If we consider that sufficient B has been added to take the composition of the system to I, then the state of the system is represented by the point Φ. The compositions of the two phases (A saturated with B and B saturated with A) are given by the points Φ’ and Φ” respectively, and their relative abundances are given by the lever rule.
When more B is added, some A dissolves in it until it is saturated. The compositions of the two phases in equilibrium remain Φ’ and Φ”, but their relative abundances will alter.
Eventually, a stage is reached where there is sufficient B present to dissolve all the A, and the system reverts to a single phase (to the right of the green line). Addition of more B after this merely dilutes the solution.
Note that the composition of the two phases in equilibrium at a given mole fraction of B is dependent upon the temperature.
For a mixture that has a phase diagram of the above form, raising the temperature increases the miscibility of the two liquids (narrows the range of compositions at which two phases exist).
Above a certain temperature, TUC, the upper critical solution temperature, the liquids are miscible in all proportions. Phase separation does not occur above TUC.
This may be rationalised as the thermal motion at and above this temperature being sufficient to overcome any favourable interactions between like molecules that would favour phase separation.

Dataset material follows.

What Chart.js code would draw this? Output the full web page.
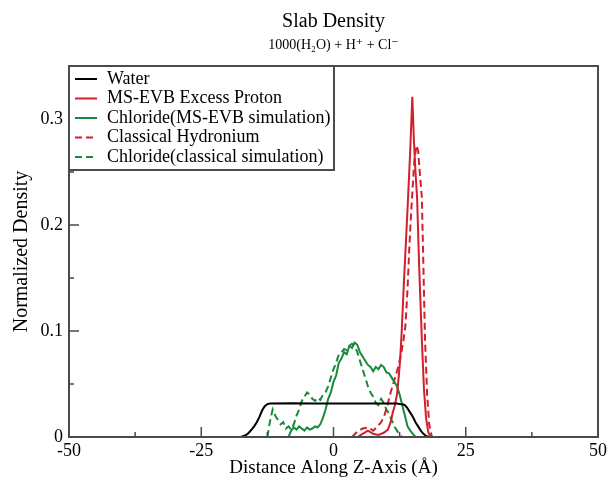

|Not all systems show an upper critical solution temperature. Some show a lower critical solution temperature, TLC, below which they mix in all proportions but above which they can form two phases. The rationale behind this is that miscibility may be increased by formation of a weak complex between the two species at low temperatures, but that at higher temperatures, this complex is broken apart by the thermal motion of the particles. The diagram for such a system typically has this form.|
Some systems have both an upper and a lower critical solution temperature. (One of the best known examples is a water/nicotine mixture.) The phase diagram for such a system has this appearance:
Only within the area enclosed by the two lines can two phases exist in equilibrium.